Mas este lugar em Lordelo, não é o único no concelho de Paredes que merece especial atenção. A freguesia da Sobreira, em Paredes depara-se também com inúmeros casos de pobreza extrema. Os pedidos de ajuda já não são tão frequentes, como nos casos anteriores. Pessoas a viverem em condições desumanas, muitas as vezes rejeitam a ajuda que lhes é proporcionada. Em conversa com a presidente, Manuela Jorge, da Associação São Pedro, destinada ao apoio social a crianças e terceira idade, o Novas soube que existem vários casos de pobreza extrema na freguesia. Fonte da mesma associação alertou para o facto de “existirem cães a viver em melhores condições do que alguns cidadãos da Sobreira”. Se pensarmos que muitas vezes, o grave problema é a falta de apoio social (devido a inúmeras razões) por parte das entidades competentes, nesta freguesia debatemo-nos com outro tipo de problema “as pessoas não querem ser ajudadas”. A presidente da Associação S. Pedro conta que “alguns funcionários já foram agredidos quando tentam dar apoio a algumas pessoas carenciadas”, incrédula acrescenta que “ arranjamos um quarto com todas as condições para uma senhora de idade, que vive sozinha num “barraco”, mas ela recusasse a sair do seu cantinho”. Para a presidente há de facto muita pobreza e ela não se reporta só a freguesia da Sobreira, “neste momento apoiamos famílias de Recarei e de Aguiar de Sousa, mas mais não podemos fazer, não temos condições”.

Associação S. Pedro

Em funcionamento desde 28 de Maio de 2000, a Associação S. Pedro, uma Instituição Privada de Solidariedade Social (IPSS), tem como objectivo dar apoio social à infância e à terceira idade.Com 15 funcionários, tenta dar vazão aos casos mais graves da freguesia, estando neste momento a apoiar famílias de mais duas freguesias.
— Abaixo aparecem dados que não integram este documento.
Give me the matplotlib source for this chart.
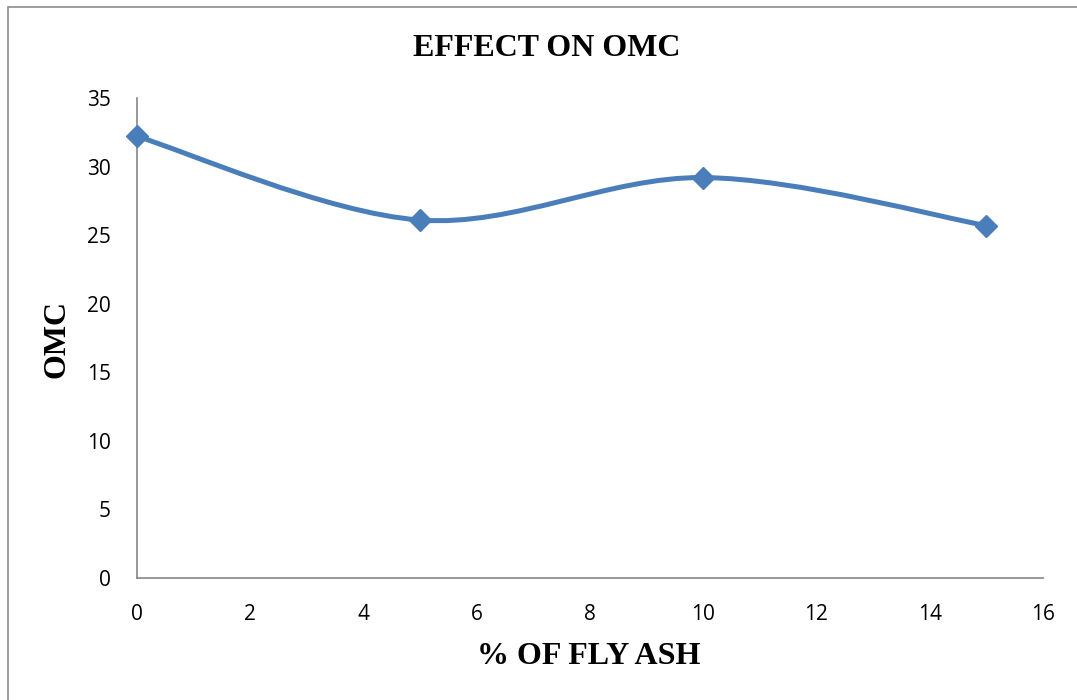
import matplotlib.pyplot as plt
from matplotlib.path import Path
from matplotlib.patches import PathPatch, Rectangle

# datos
fly_ash = [0, 5, 10, 15]
omc = [32.2, 26.1, 29.2, 25.7]
x_ticks = [0, 2, 4, 6, 8, 10, 12, 14, 16]
y_ticks = [0, 5, 10, 15, 20, 25, 30, 35]

color = '#4A7EBB'
serif = 'Liberation Serif'
sans = 'Open Sans'


def smooth_path(xs, ys):
    # curva suavizada tipo Excel (Catmull-Rom en Bezier cúbicas)
    pts = list(zip(xs, ys))
    verts = [pts[0]]
    codes = [Path.MOVETO]
    n = len(pts)
    for i in range(n - 1):
        p0 = pts[i - 1] if i > 0 else pts[i]
        p1 = pts[i]
        p2 = pts[i + 1]
        p3 = pts[i + 2] if i + 2 < n else pts[i + 1]
        c1 = (p1[0] + (p2[0] - p0[0]) / 6, p1[1] + (p2[1] - p0[1]) / 6)
        c2 = (p2[0] - (p3[0] - p1[0]) / 6, p2[1] - (p3[1] - p1[1]) / 6)
        verts += [c1, c2, p2]
        codes += [Path.CURVE4] * 3
    return Path(verts, codes)


fig = plt.figure(figsize=(10.77, 7), dpi=100)
ax = fig.add_axes([137 / 1077, 1 - 578 / 700, (1043 - 137) / 1077, (578 - 98) / 700])

# borde del gráfico
fig.patches.append(Rectangle((8 / 1077, -0.05), 1.1, 1 - 7 / 700 + 0.05,
                             transform=fig.transFigure, fill=False,
                             edgecolor='#8c8c8c', linewidth=1.2))

ax.add_patch(PathPatch(smooth_path(fly_ash, omc), facecolor='none',
                       edgecolor=color, linewidth=3.6, capstyle='round', zorder=3))
ax.plot(fly_ash, omc, linestyle='none', marker='D', markersize=11,
        color=color, zorder=4, clip_on=False)

ax.set_xlim(0, 16)
ax.set_ylim(0, 35)
ax.set_xticks(x_ticks)
ax.set_yticks(y_ticks)
ax.tick_params(length=0, pad=19, labelsize=15)
for lbl in ax.get_xticklabels() + ax.get_yticklabels():
    lbl.set_fontfamily(sans)

for s in ['top', 'right']:
    ax.spines[s].set_visible(False)
for s in ['left', 'bottom']:
    ax.spines[s].set_color('#868686')
    ax.spines[s].set_linewidth(1.2)

fig.text(547 / 1077, 1 - 48 / 700, 'EFFECT ON OMC', ha='center', va='center',
         fontfamily=serif, fontweight='bold', fontsize=23)
fig.text(589 / 1077, 1 - 656 / 700, '% OF FLY ASH', ha='center', va='center',
         fontfamily=serif, fontweight='bold', fontsize=23)
fig.text(57 / 1077, 1 - 339 / 700, 'OMC', ha='center', va='center', rotation=90,
         fontfamily=serif, fontweight='bold', fontsize=23)

fig.savefig('out.png', dpi=100)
Até hoje, já passaram pela associação mais de 200 crianças e 80 idosos. A presidente, Manuela Jorge conta que “é no sector da terceira idade que se encontram os maiores casos de pobreza”. Actuando no apoio domiciliário a estas pessoas carenciadas, Manuela Jorge diz que “há casos de pobreza extrema, mas não é só na Sobreira” e acrescenta que “muitos recusam a ajuda das associações”. A Associação trabalha em protocolo com a Segurança Social, “mas infelizmente isso não chega”. Manuela Jorge explica que o apoio vindo da Segurança Social restringe-se a 20 pessoas e “neste momento temos 40 pessoas ao nosso cuidado”. Para além deste crescente número de pedidos de ajuda, a Associação S. Pedro trabalha “de sábado a sábado, fazemos um enorme esforço para pagar horas extras, mas não vamos deixar os carenciados sem comer ao domingo”. Quando questionada acerca de planos futuros para a instituição, Manuela Jorge mostrou-se reticente “não há grandes apoios, a rede social apoiou dois projectos de associações que nunca fizeram nada, para além de passeios com velhinhos, e quem realmente tenta fazer alguma coisa, não consegue esses mesmos apoios”.